* **What you need to do**
Gather the lines from the material that contain "React".

Code that draws figures
● ● ●
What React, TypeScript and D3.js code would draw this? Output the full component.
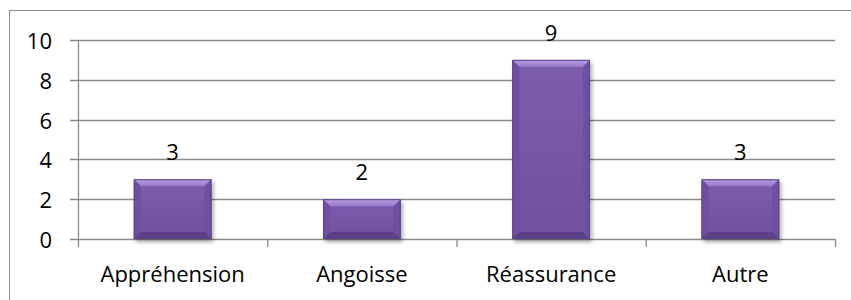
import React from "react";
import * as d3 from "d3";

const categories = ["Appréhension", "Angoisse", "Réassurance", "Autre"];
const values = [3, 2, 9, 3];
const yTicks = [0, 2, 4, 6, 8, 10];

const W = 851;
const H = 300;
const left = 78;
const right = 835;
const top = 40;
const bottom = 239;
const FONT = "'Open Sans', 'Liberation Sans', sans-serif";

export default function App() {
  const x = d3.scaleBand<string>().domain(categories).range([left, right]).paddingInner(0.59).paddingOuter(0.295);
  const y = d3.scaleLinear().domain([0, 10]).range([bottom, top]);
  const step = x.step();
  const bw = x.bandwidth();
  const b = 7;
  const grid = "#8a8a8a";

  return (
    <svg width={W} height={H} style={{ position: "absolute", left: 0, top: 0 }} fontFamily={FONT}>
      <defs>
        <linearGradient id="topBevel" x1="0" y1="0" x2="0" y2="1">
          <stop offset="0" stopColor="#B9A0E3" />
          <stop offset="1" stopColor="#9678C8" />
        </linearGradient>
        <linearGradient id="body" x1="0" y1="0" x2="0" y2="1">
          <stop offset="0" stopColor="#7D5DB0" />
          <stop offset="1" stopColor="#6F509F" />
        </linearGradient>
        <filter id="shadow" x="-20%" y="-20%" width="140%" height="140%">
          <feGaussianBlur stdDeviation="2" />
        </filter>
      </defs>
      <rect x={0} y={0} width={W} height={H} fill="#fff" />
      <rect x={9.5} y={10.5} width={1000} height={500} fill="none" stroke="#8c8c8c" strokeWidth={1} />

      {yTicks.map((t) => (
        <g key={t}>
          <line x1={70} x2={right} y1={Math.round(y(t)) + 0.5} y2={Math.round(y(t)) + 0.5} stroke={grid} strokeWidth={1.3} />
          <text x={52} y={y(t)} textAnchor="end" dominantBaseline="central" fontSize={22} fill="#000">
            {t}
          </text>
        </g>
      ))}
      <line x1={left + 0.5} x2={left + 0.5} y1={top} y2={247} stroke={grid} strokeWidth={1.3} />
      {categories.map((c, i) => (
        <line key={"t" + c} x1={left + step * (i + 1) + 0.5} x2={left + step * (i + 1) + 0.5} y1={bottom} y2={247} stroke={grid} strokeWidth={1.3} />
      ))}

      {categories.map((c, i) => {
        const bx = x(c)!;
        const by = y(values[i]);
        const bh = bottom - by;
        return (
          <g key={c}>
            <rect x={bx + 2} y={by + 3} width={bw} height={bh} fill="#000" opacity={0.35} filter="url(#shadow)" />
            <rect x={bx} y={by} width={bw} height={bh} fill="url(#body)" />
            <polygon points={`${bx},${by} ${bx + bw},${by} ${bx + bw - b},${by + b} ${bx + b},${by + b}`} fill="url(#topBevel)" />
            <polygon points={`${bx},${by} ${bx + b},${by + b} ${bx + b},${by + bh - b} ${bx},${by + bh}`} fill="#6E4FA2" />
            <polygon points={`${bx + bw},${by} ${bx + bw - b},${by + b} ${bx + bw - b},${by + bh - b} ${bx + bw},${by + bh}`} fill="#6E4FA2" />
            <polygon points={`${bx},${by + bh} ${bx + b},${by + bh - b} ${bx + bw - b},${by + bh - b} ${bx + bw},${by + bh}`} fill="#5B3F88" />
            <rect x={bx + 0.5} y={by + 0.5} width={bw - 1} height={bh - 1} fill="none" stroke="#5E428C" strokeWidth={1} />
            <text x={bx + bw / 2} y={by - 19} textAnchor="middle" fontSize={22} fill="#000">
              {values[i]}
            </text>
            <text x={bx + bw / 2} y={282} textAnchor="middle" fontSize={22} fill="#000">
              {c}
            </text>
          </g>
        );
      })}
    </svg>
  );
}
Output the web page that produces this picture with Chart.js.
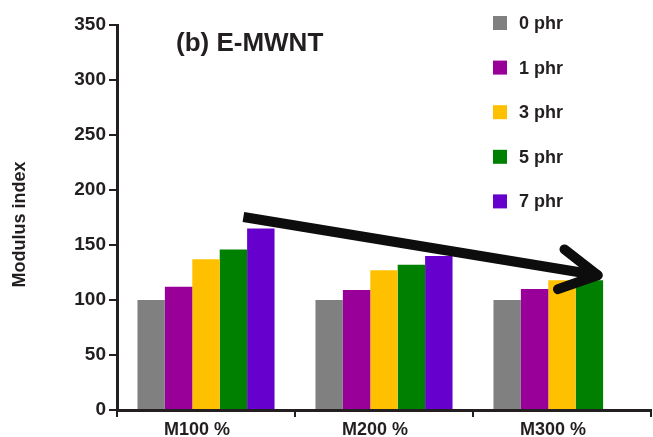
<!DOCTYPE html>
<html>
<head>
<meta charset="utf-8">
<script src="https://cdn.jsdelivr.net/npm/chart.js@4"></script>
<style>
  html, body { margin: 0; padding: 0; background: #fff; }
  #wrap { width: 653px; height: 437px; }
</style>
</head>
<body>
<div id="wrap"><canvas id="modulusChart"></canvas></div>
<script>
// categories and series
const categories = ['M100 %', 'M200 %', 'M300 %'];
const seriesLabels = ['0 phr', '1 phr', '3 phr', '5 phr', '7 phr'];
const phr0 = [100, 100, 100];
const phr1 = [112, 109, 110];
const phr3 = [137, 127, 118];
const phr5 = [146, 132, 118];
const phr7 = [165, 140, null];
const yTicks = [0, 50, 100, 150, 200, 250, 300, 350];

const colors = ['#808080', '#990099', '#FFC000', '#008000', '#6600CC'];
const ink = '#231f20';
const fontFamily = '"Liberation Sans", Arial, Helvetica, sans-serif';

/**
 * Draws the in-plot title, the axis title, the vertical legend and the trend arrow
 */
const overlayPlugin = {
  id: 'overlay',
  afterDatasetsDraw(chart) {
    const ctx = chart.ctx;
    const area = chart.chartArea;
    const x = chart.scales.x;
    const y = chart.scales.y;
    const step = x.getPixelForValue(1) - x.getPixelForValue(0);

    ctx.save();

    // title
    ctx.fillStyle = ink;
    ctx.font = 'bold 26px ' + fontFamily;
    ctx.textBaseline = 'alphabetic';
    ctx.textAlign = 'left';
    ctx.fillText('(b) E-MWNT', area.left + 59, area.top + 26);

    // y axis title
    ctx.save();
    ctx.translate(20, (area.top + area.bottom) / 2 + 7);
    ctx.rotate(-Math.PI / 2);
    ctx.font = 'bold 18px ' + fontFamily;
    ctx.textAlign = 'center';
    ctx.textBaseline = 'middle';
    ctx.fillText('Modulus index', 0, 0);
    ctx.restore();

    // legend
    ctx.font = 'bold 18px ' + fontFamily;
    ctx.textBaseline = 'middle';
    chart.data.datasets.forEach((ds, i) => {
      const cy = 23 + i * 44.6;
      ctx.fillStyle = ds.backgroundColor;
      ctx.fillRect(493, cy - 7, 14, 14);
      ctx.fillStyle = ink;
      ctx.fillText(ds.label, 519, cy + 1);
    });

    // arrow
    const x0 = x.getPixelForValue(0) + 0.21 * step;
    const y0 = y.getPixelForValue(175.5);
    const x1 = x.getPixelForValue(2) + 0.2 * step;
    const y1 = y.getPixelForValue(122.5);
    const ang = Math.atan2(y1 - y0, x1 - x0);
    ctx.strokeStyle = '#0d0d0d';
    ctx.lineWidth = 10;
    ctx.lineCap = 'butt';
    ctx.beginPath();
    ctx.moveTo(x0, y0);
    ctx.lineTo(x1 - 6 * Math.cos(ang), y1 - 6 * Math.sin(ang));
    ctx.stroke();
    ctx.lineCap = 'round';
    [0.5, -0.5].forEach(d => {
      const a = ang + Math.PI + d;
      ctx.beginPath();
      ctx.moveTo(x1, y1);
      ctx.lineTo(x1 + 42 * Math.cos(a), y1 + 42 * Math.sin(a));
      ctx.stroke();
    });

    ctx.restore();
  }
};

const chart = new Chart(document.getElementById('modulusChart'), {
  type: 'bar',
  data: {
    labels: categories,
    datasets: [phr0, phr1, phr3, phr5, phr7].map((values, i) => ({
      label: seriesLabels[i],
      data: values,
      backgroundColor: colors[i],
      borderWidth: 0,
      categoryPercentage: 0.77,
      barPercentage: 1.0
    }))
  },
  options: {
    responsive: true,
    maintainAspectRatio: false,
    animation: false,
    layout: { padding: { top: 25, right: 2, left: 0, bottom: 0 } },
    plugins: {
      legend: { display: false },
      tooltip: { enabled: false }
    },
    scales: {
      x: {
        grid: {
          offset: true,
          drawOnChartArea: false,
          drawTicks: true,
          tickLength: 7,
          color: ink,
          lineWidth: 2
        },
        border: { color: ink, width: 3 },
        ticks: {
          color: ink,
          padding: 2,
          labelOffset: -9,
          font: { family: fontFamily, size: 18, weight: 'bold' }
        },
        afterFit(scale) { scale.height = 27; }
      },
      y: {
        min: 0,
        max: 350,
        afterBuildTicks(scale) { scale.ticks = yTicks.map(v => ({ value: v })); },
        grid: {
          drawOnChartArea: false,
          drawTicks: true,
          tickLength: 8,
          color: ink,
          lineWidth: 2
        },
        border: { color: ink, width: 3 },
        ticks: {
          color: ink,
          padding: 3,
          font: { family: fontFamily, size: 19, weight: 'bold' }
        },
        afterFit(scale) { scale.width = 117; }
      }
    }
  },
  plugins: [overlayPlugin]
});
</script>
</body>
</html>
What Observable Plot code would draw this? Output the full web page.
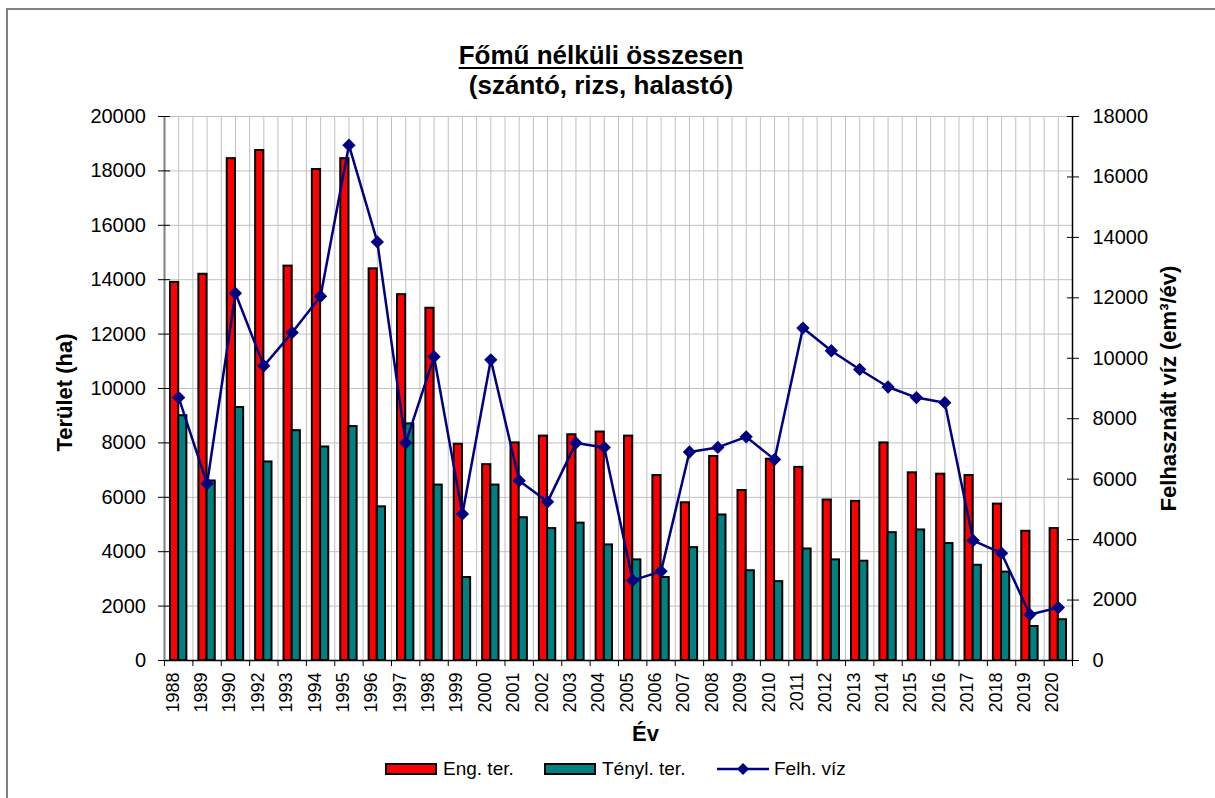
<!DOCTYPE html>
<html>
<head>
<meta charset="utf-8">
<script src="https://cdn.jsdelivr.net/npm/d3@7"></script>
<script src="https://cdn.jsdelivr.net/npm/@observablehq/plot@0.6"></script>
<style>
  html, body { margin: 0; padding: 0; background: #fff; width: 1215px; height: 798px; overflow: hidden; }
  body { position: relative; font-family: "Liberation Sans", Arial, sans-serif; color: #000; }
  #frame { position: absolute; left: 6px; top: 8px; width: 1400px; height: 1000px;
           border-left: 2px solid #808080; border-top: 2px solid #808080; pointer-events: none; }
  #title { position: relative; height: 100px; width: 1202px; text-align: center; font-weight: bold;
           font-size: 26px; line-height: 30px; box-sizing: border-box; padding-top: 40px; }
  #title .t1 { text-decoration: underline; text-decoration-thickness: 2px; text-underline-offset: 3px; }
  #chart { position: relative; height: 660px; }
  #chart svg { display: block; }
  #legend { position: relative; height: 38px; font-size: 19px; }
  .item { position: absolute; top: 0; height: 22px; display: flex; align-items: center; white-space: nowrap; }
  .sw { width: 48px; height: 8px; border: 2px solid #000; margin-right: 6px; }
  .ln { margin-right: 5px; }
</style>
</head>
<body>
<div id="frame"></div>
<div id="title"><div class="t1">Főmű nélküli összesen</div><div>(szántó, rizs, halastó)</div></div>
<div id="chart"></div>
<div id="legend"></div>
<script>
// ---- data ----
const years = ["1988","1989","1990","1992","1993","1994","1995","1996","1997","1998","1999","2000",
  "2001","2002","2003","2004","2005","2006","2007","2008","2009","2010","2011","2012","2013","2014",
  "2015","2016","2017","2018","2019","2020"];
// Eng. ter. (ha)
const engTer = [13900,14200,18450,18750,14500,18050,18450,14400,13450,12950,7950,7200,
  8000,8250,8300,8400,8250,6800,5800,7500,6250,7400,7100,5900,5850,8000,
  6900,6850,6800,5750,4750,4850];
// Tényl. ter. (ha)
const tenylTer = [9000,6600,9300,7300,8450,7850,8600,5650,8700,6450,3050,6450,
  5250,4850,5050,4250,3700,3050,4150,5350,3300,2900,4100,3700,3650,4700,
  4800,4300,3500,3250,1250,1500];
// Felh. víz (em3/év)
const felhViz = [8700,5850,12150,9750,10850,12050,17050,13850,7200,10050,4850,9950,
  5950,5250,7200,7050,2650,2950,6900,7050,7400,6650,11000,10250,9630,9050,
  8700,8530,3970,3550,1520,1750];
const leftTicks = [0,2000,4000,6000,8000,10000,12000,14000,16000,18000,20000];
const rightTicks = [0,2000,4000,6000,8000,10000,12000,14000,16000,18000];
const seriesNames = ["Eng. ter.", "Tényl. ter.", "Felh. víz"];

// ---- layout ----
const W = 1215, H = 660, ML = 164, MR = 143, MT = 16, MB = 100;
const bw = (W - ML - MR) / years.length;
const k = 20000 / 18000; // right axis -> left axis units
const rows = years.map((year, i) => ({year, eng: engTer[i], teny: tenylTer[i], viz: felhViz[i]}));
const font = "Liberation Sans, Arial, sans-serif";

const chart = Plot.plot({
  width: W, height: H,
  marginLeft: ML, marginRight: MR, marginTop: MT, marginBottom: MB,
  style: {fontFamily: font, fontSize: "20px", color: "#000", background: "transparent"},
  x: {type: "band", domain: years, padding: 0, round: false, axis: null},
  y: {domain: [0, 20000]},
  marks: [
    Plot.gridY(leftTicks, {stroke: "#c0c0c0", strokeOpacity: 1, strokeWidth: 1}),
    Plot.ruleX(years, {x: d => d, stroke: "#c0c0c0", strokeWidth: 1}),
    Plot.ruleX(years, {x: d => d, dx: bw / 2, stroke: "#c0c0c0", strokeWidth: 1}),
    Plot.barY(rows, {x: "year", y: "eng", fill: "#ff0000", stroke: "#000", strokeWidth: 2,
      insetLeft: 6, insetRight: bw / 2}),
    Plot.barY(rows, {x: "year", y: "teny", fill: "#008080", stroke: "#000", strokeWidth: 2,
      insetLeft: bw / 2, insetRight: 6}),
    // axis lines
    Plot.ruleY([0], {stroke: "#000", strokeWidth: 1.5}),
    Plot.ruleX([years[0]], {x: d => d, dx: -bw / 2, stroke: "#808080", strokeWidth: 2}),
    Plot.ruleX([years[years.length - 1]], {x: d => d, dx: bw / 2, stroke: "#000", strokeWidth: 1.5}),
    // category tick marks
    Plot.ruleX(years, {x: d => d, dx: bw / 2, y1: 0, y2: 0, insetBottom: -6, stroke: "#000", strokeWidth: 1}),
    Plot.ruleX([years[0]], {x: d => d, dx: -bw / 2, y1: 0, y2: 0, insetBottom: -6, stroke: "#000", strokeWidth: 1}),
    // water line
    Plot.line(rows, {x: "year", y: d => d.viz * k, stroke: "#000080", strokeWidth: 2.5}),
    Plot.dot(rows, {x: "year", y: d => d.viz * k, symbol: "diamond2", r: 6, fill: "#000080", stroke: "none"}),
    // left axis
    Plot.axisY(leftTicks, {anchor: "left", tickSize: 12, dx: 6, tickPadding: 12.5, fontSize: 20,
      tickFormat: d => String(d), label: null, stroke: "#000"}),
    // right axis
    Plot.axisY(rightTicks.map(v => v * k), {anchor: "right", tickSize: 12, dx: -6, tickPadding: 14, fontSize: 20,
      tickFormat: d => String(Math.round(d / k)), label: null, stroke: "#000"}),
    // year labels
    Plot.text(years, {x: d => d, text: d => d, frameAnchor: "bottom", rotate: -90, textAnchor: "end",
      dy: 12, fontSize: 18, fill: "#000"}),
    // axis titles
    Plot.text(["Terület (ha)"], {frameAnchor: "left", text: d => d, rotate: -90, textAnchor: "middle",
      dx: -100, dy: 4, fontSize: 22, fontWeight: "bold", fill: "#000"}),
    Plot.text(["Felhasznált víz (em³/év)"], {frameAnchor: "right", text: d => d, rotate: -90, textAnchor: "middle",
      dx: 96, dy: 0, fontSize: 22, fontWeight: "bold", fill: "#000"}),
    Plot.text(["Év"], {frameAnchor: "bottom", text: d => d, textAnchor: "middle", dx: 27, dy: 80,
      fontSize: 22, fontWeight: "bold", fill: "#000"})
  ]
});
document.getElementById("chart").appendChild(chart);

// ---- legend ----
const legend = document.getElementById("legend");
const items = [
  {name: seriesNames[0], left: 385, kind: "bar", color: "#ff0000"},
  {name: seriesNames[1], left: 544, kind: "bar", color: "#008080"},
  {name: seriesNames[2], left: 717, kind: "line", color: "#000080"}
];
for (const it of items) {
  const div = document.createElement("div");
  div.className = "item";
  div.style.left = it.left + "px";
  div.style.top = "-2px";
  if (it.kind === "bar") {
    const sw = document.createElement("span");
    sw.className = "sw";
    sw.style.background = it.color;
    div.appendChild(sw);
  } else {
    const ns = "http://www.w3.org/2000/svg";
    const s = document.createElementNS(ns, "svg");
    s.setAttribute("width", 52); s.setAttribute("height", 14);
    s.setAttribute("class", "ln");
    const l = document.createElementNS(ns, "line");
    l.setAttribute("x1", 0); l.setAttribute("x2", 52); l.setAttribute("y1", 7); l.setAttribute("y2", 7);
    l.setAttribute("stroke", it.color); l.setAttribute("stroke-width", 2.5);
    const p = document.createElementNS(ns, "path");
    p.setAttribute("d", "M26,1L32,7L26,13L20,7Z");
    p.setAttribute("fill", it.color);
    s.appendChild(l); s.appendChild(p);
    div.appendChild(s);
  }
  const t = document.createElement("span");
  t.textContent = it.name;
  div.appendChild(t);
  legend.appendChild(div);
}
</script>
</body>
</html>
● ● ●
* **Answer in full**
What React, TypeScript and D3.js code would draw this? Output the full component.
import React from "react";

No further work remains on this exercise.